_Objective_
Retype the whole listing verbatim and keep the pictures out of it.

_Collected material_
+--
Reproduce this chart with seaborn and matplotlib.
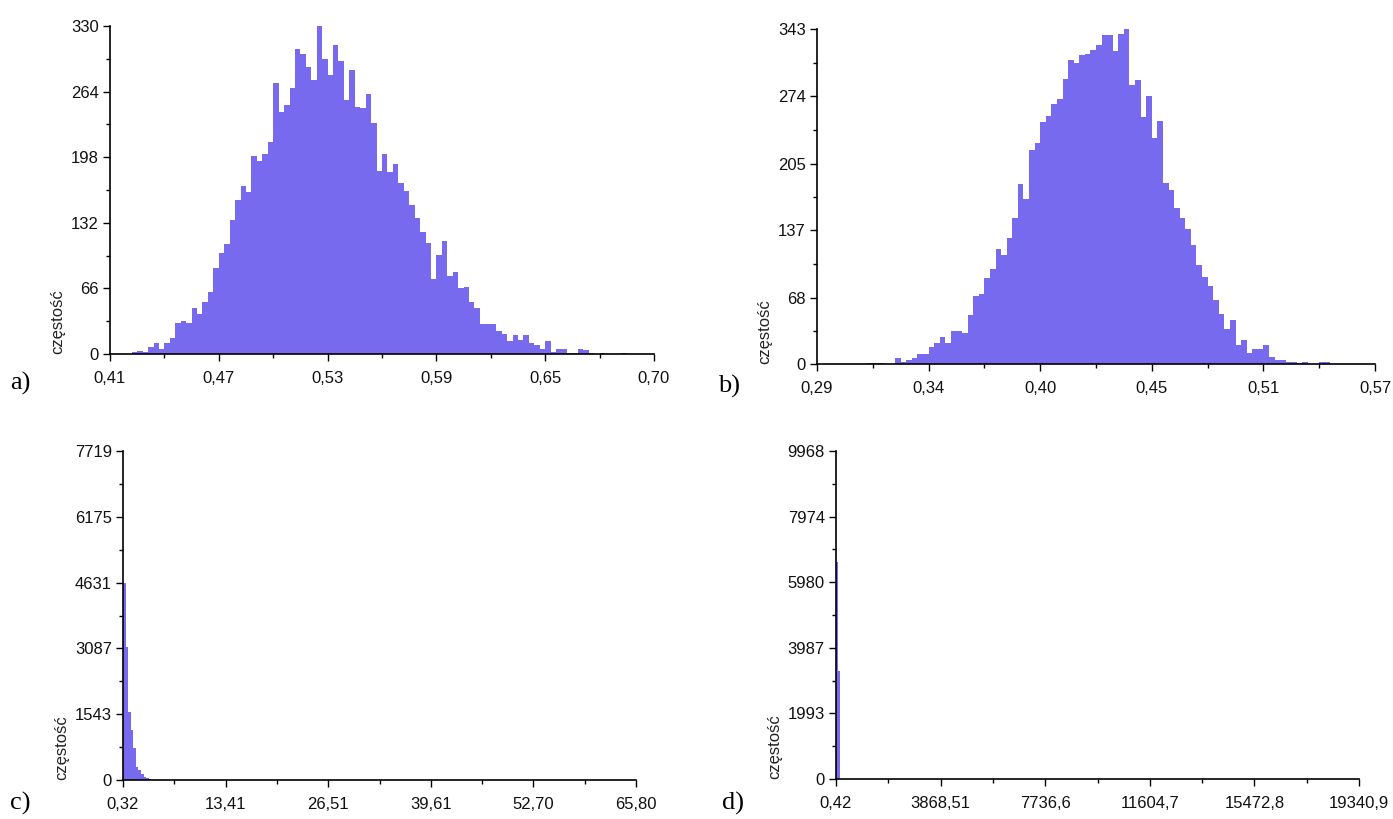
import numpy as np
import pandas as pd
import matplotlib
matplotlib.use("Agg")
import matplotlib.pyplot as plt
import seaborn as sns

# Bin counts of the four histograms (leading empty bins included)
counts_a = [0, 0, 0, 0,
            2, 3, 2, 7, 11, 5, 11, 16, 31, 33, 31, 46, 40, 52, 62, 87, 102, 111, 135, 155,
            169, 163, 199, 194, 201, 213, 273, 243, 251, 268, 307, 302, 289, 276, 330, 297,
            281, 311, 295, 256, 286, 249, 247, 262, 232, 184, 201, 183, 191, 172, 164, 150,
            137, 123, 112, 75, 100, 114, 78, 82, 66, 67, 52, 46, 30, 30, 30, 23, 20, 13, 19,
            14, 19, 11, 9, 5, 13, 2, 5, 5, 1, 1, 5, 4, 1, 0, 1, 0, 0, 0, 1]
counts_b = [0, 0, 0, 0, 0, 0, 0, 0, 0,
            1, 1, 1, 0, 0, 6, 2, 4, 6, 10, 10, 17, 22, 28, 22, 34, 34, 32, 50, 70, 72, 88,
            97, 118, 112, 129, 149, 184, 169, 219, 226, 248, 254, 266, 271, 292, 311, 308,
            316, 317, 321, 327, 337, 337, 320, 338, 343, 286, 291, 253, 274, 231, 249, 185,
            178, 160, 149, 138, 122, 101, 89, 80, 66, 51, 36, 45, 19, 25, 11, 15, 15, 19, 7,
            4, 4, 2, 2, 1, 2, 0, 0, 2, 2]
counts_c = [4615, 3110, 1600, 1170, 745, 300, 235, 135, 80, 40, 20]
counts_d = [6600, 3270]

n_bins = [100, 100, 200, 250]

# Axis ranges (first and last tick value)
x_range_a = (0.4135, 0.7035)
x_range_b = (0.288, 0.5655)
x_range_c = (0.32, 65.80)
x_range_d = (0.42, 19340.9)

xlabels_a = ["0,41", "0,47", "0,53", "0,59", "0,65", "0,70"]
xlabels_b = ["0,29", "0,34", "0,40", "0,45", "0,51", "0,57"]
xlabels_c = ["0,32", "13,41", "26,51", "39,61", "52,70", "65,80"]
xlabels_d = ["0,42", "3868,51", "7736,6", "11604,7", "15472,8", "19340,9"]

yticks_a = [0, 66, 132, 198, 264, 330]
yticks_b = [0, 68, 137, 205, 274, 343]
yticks_c = [0, 1543, 3087, 4631, 6175, 7719]
yticks_d = [0, 1993, 3987, 5980, 7974, 9968]

panel_letters = ["a)", "b)", "c)", "d)"]
ylabel_text = "częstość"

BAR_COLOR = "#786AEE"

sns.set_style("white")
plt.rcParams["font.family"] = ["Liberation Sans", "DejaVu Sans"]

W, H = 1393, 819
fig = plt.figure(figsize=(W / 100, H / 100), dpi=100)

# axes boxes in pixels: left, right, top, bottom
boxes = [(110, 654, 26, 354), (817, 1375, 29, 364),
         (123, 636, 451, 780), (836, 1359, 451, 779)]
letter_pos = [(10, 383), (718, 386), (10, 803), (722, 803)]

panels = [
    (counts_a, x_range_a, xlabels_a, yticks_a),
    (counts_b, x_range_b, xlabels_b, yticks_b),
    (counts_c, x_range_c, xlabels_c, yticks_c),
    (counts_d, x_range_d, xlabels_d, yticks_d),
]

for i, (counts, (lo, hi), xlabels, yticks) in enumerate(panels):
    l, r, t, b = boxes[i]
    ax = fig.add_axes([l / W, 1 - b / H, (r - l) / W, (b - t) / H])
    nb = n_bins[i]
    edges = np.linspace(lo, hi, nb + 1)
    centers = (edges[:-1] + edges[1:]) / 2
    weights = np.zeros(nb)
    weights[:len(counts)] = counts
    df = pd.DataFrame({"value": centers, "count": weights})
    sns.histplot(data=df, x="value", weights="count", bins=nb, binrange=(lo, hi),
                 ax=ax, color=BAR_COLOR, alpha=1.0, linewidth=0, element="bars",
                 fill=True)

    ax.set_xlim(lo, hi)
    ax.set_ylim(0, yticks[-1])
    xt = np.linspace(lo, hi, 6)
    ax.set_xticks(xt)
    ax.set_xticklabels(xlabels)
    ax.set_xticks((xt[:-1] + xt[1:]) / 2, minor=True)
    yt = np.array(yticks, dtype=float)
    ax.set_yticks(yt)
    ax.set_yticklabels([str(v) for v in yticks])
    ax.set_yticks((yt[:-1] + yt[1:]) / 2, minor=True)

    ax.tick_params(axis="both", which="major", direction="out", length=5, width=1,
                   color="black", labelsize=12, labelcolor="#111111", pad=3,
                   bottom=True, left=True)
    ax.tick_params(axis="both", which="minor", direction="out", length=3, width=1,
                   color="black", bottom=True, left=True)
    ax.tick_params(axis="x", which="major", pad=7)

    sns.despine(ax=ax)
    for side in ("left", "bottom"):
        ax.spines[side].set_color("black")
        ax.spines[side].set_linewidth(1.2)

    ax.set_xlabel("")
    ax.set_ylabel(ylabel_text, loc="bottom", fontsize=12, color="#222222", labelpad=4)
    ax.grid(False)

    lx, ly = letter_pos[i]
    fig.text(lx / W, 1 - ly / H, panel_letters[i], family=["Liberation Serif"],
             fontsize=19, va="center", ha="left", color="black")

fig.savefig("out.png", dpi=100, facecolor="white")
+--
_Task solution_
Reproduce this chart with seaborn and matplotlib.
import numpy as np
import pandas as pd
import matplotlib
matplotlib.use("Agg")
import matplotlib.pyplot as plt
import seaborn as sns

# Bin counts of the four histograms (leading empty bins included)
counts_a = [0, 0, 0, 0,
            2, 3, 2, 7, 11, 5, 11, 16, 31, 33, 31, 46, 40, 52, 62, 87, 102, 111, 135, 155,
            169, 163, 199, 194, 201, 213, 273, 243, 251, 268, 307, 302, 289, 276, 330, 297,
            281, 311, 295, 256, 286, 249, 247, 262, 232, 184, 201, 183, 191, 172, 164, 150,
            137, 123, 112, 75, 100, 114, 78, 82, 66, 67, 52, 46, 30, 30, 30, 23, 20, 13, 19,
            14, 19, 11, 9, 5, 13, 2, 5, 5, 1, 1, 5, 4, 1, 0, 1, 0, 0, 0, 1]
counts_b = [0, 0, 0, 0, 0, 0, 0, 0, 0,
            1, 1, 1, 0, 0, 6, 2, 4, 6, 10, 10, 17, 22, 28, 22, 34, 34, 32, 50, 70, 72, 88,
            97, 118, 112, 129, 149, 184, 169, 219, 226, 248, 254, 266, 271, 292, 311, 308,
            316, 317, 321, 327, 337, 337, 320, 338, 343, 286, 291, 253, 274, 231, 249, 185,
            178, 160, 149, 138, 122, 101, 89, 80, 66, 51, 36, 45, 19, 25, 11, 15, 15, 19, 7,
            4, 4, 2, 2, 1, 2, 0, 0, 2, 2]
counts_c = [4615, 3110, 1600, 1170, 745, 300, 235, 135, 80, 40, 20]
counts_d = [6600, 3270]

n_bins = [100, 100, 200, 250]

# Axis ranges (first and last tick value)
x_range_a = (0.4135, 0.7035)
x_range_b = (0.288, 0.5655)
x_range_c = (0.32, 65.80)
x_range_d = (0.42, 19340.9)

xlabels_a = ["0,41", "0,47", "0,53", "0,59", "0,65", "0,70"]
xlabels_b = ["0,29", "0,34", "0,40", "0,45", "0,51", "0,57"]
xlabels_c = ["0,32", "13,41", "26,51", "39,61", "52,70", "65,80"]
xlabels_d = ["0,42", "3868,51", "7736,6", "11604,7", "15472,8", "19340,9"]

yticks_a = [0, 66, 132, 198, 264, 330]
yticks_b = [0, 68, 137, 205, 274, 343]
yticks_c = [0, 1543, 3087, 4631, 6175, 7719]
yticks_d = [0, 1993, 3987, 5980, 7974, 9968]

panel_letters = ["a)", "b)", "c)", "d)"]
ylabel_text = "częstość"

BAR_COLOR = "#786AEE"

sns.set_style("white")
plt.rcParams["font.family"] = ["Liberation Sans", "DejaVu Sans"]

W, H = 1393, 819
fig = plt.figure(figsize=(W / 100, H / 100), dpi=100)

# axes boxes in pixels: left, right, top, bottom
boxes = [(110, 654, 26, 354), (817, 1375, 29, 364),
         (123, 636, 451, 780), (836, 1359, 451, 779)]
letter_pos = [(10, 383), (718, 386), (10, 803), (722, 803)]

panels = [
    (counts_a, x_range_a, xlabels_a, yticks_a),
    (counts_b, x_range_b, xlabels_b, yticks_b),
    (counts_c, x_range_c, xlabels_c, yticks_c),
    (counts_d, x_range_d, xlabels_d, yticks_d),
]

for i, (counts, (lo, hi), xlabels, yticks) in enumerate(panels):
    l, r, t, b = boxes[i]
    ax = fig.add_axes([l / W, 1 - b / H, (r - l) / W, (b - t) / H])
    nb = n_bins[i]
    edges = np.linspace(lo, hi, nb + 1)
    centers = (edges[:-1] + edges[1:]) / 2
    weights = np.zeros(nb)
    weights[:len(counts)] = counts
    df = pd.DataFrame({"value": centers, "count": weights})
    sns.histplot(data=df, x="value", weights="count", bins=nb, binrange=(lo, hi),
                 ax=ax, color=BAR_COLOR, alpha=1.0, linewidth=0, element="bars",
                 fill=True)

    ax.set_xlim(lo, hi)
    ax.set_ylim(0, yticks[-1])
    xt = np.linspace(lo, hi, 6)
    ax.set_xticks(xt)
    ax.set_xticklabels(xlabels)
    ax.set_xticks((xt[:-1] + xt[1:]) / 2, minor=True)
    yt = np.array(yticks, dtype=float)
    ax.set_yticks(yt)
    ax.set_yticklabels([str(v) for v in yticks])
    ax.set_yticks((yt[:-1] + yt[1:]) / 2, minor=True)

    ax.tick_params(axis="both", which="major", direction="out", length=5, width=1,
                   color="black", labelsize=12, labelcolor="#111111", pad=3,
                   bottom=True, left=True)
    ax.tick_params(axis="both", which="minor", direction="out", length=3, width=1,
                   color="black", bottom=True, left=True)
    ax.tick_params(axis="x", which="major", pad=7)

    sns.despine(ax=ax)
    for side in ("left", "bottom"):
        ax.spines[side].set_color("black")
        ax.spines[side].set_linewidth(1.2)

    ax.set_xlabel("")
    ax.set_ylabel(ylabel_text, loc="bottom", fontsize=12, color="#222222", labelpad=4)
    ax.grid(False)

    lx, ly = letter_pos[i]
    fig.text(lx / W, 1 - ly / H, panel_letters[i], family=["Liberation Serif"],
             fontsize=19, va="center", ha="left", color="black")

fig.savefig("out.png", dpi=100, facecolor="white")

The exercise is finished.